■ **Available data**
┌────────

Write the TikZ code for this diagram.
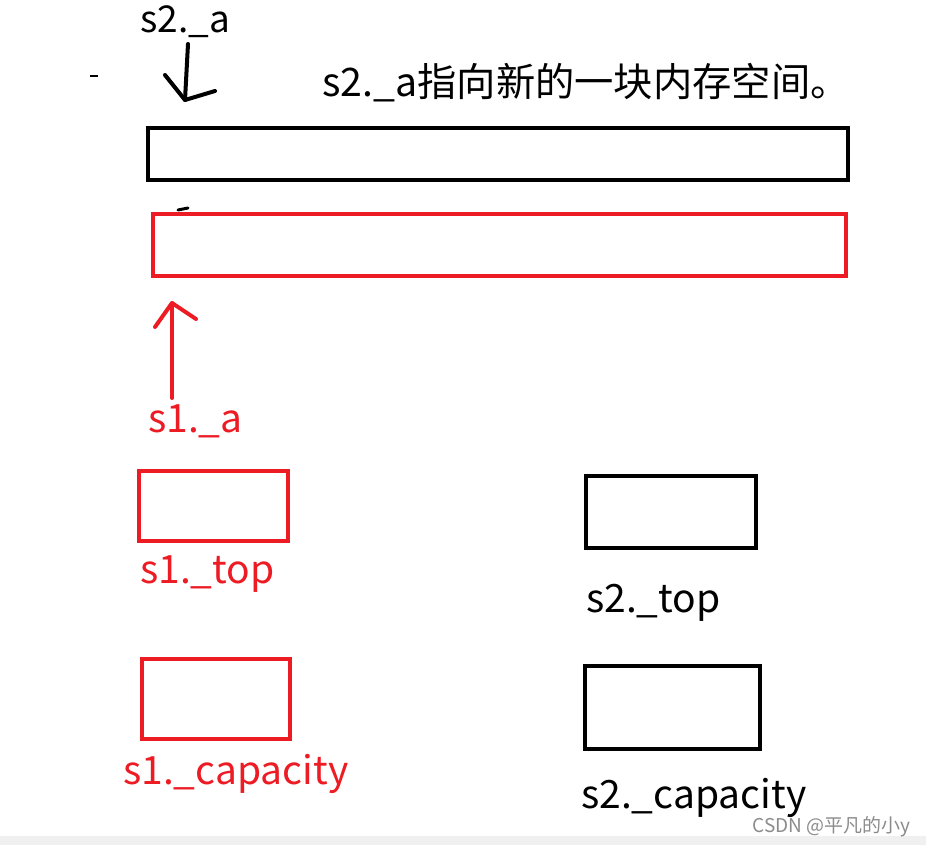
\documentclass[tikz,border=0pt]{standalone}
\usepackage{fontspec}
\setmainfont{Noto Sans CJK SC}
\definecolor{pred}{HTML}{ED1C24}
\definecolor{band}{HTML}{F0F0F0}
\tikzset{
  box/.style={draw, line width=4pt},
  rbox/.style={box, draw=pred},
  lbl/.style={inner sep=0pt, anchor=base west, font=\fontsize{39}{39}\selectfont},
  rlbl/.style={lbl, text=pred},
  pen/.style={line width=4pt, line cap=round, line join=round},
}
\begin{document}
\begin{tikzpicture}[x=1pt,y=-1pt]
\useasboundingbox (0,0) rectangle (926,845);
\fill[white] (0,0) rectangle (926,845);
\fill[band] (0,836) rectangle (926,845);
% big boxes
\node[box, minimum width=700pt, minimum height=52pt, anchor=north west, inner sep=0pt] (b2) at (146,126) {};
\node[rbox, minimum width=693pt, minimum height=62pt, anchor=north west, inner sep=0pt] (b1) at (151,212) {};
% small boxes
\node[rbox, minimum width=149pt, minimum height=70pt, anchor=north west, inner sep=0pt] (t1) at (137,469) {};
\node[rbox, minimum width=148pt, minimum height=80pt, anchor=north west, inner sep=0pt] (c1) at (140,657) {};
\node[box, minimum width=170pt, minimum height=72pt, anchor=north west, inner sep=0pt] (t2) at (584,474) {};
\node[box, minimum width=175pt, minimum height=83pt, anchor=north west, inner sep=0pt] (c2) at (583,664) {};
% labels
\node[lbl, font=\fontsize{37}{37}\selectfont] (s2a) at (140,33) {s2.\_a};
\node[lbl, font=\fontsize{39.3}{39.3}\selectfont] (cap) at (322,97) {s2.\_a指向新的一块内存空间。};
\node[rlbl] (s1a) at (148,432) {s1.\_a};
\node[rlbl] (s1t) at (140,583) {s1.\_top};
\node[rlbl] (s1c) at (123,784) {s1.\_capacity};
\node[lbl] (s2t) at (586,612) {s2.\_top};
\node[lbl] (s2c) at (581,808) {s2.\_capacity};
\node[inner sep=0pt, anchor=base east, text=black!45, font=\fontsize{19}{19}\selectfont] (wm) at (911,832) {CSDN @平凡的小y};
% black hand-drawn arrow from s2._a down to the black box
\coordinate (a2s) at (188,44);
\coordinate (a2e) at (185,100);
\draw[pen] (a2s) -- (a2e);
\draw[pen] (165,75) -- (a2e) -- (215,91);
% red arrow from s1._a up to the red box
\coordinate (a1s) at (172,398);
\coordinate (a1e) at (172,303);
\draw[pen, pred] (a1s) -- (a1e);
\draw[pen, pred] (155,327) -- (a1e) -- (196,319);
% stray marks
\draw[line width=2pt] (90,76) -- (98,76);
\draw[line width=3pt, line cap=round] (178,210) -- (188,208);
\end{tikzpicture}
\end{document}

└────────

■ **Problem details**
Repeat the listing verbatim. Skip the pictures.

■ **Worked solution**
Write the TikZ code for this diagram.
\documentclass[tikz,border=0pt]{standalone}
\usepackage{fontspec}
\setmainfont{Noto Sans CJK SC}
\definecolor{pred}{HTML}{ED1C24}
\definecolor{band}{HTML}{F0F0F0}
\tikzset{
  box/.style={draw, line width=4pt},
  rbox/.style={box, draw=pred},
  lbl/.style={inner sep=0pt, anchor=base west, font=\fontsize{39}{39}\selectfont},
  rlbl/.style={lbl, text=pred},
  pen/.style={line width=4pt, line cap=round, line join=round},
}
\begin{document}
\begin{tikzpicture}[x=1pt,y=-1pt]
\useasboundingbox (0,0) rectangle (926,845);
\fill[white] (0,0) rectangle (926,845);
\fill[band] (0,836) rectangle (926,845);
% big boxes
\node[box, minimum width=700pt, minimum height=52pt, anchor=north west, inner sep=0pt] (b2) at (146,126) {};
\node[rbox, minimum width=693pt, minimum height=62pt, anchor=north west, inner sep=0pt] (b1) at (151,212) {};
% small boxes
\node[rbox, minimum width=149pt, minimum height=70pt, anchor=north west, inner sep=0pt] (t1) at (137,469) {};
\node[rbox, minimum width=148pt, minimum height=80pt, anchor=north west, inner sep=0pt] (c1) at (140,657) {};
\node[box, minimum width=170pt, minimum height=72pt, anchor=north west, inner sep=0pt] (t2) at (584,474) {};
\node[box, minimum width=175pt, minimum height=83pt, anchor=north west, inner sep=0pt] (c2) at (583,664) {};
% labels
\node[lbl, font=\fontsize{37}{37}\selectfont] (s2a) at (140,33) {s2.\_a};
\node[lbl, font=\fontsize{39.3}{39.3}\selectfont] (cap) at (322,97) {s2.\_a指向新的一块内存空间。};
\node[rlbl] (s1a) at (148,432) {s1.\_a};
\node[rlbl] (s1t) at (140,583) {s1.\_top};
\node[rlbl] (s1c) at (123,784) {s1.\_capacity};
\node[lbl] (s2t) at (586,612) {s2.\_top};
\node[lbl] (s2c) at (581,808) {s2.\_capacity};
\node[inner sep=0pt, anchor=base east, text=black!45, font=\fontsize{19}{19}\selectfont] (wm) at (911,832) {CSDN @平凡的小y};
% black hand-drawn arrow from s2._a down to the black box
\coordinate (a2s) at (188,44);
\coordinate (a2e) at (185,100);
\draw[pen] (a2s) -- (a2e);
\draw[pen] (165,75) -- (a2e) -- (215,91);
% red arrow from s1._a up to the red box
\coordinate (a1s) at (172,398);
\coordinate (a1e) at (172,303);
\draw[pen, pred] (a1s) -- (a1e);
\draw[pen, pred] (155,327) -- (a1e) -- (196,319);
% stray marks
\draw[line width=2pt] (90,76) -- (98,76);
\draw[line width=3pt, line cap=round] (178,210) -- (188,208);
\end{tikzpicture}
\end{document}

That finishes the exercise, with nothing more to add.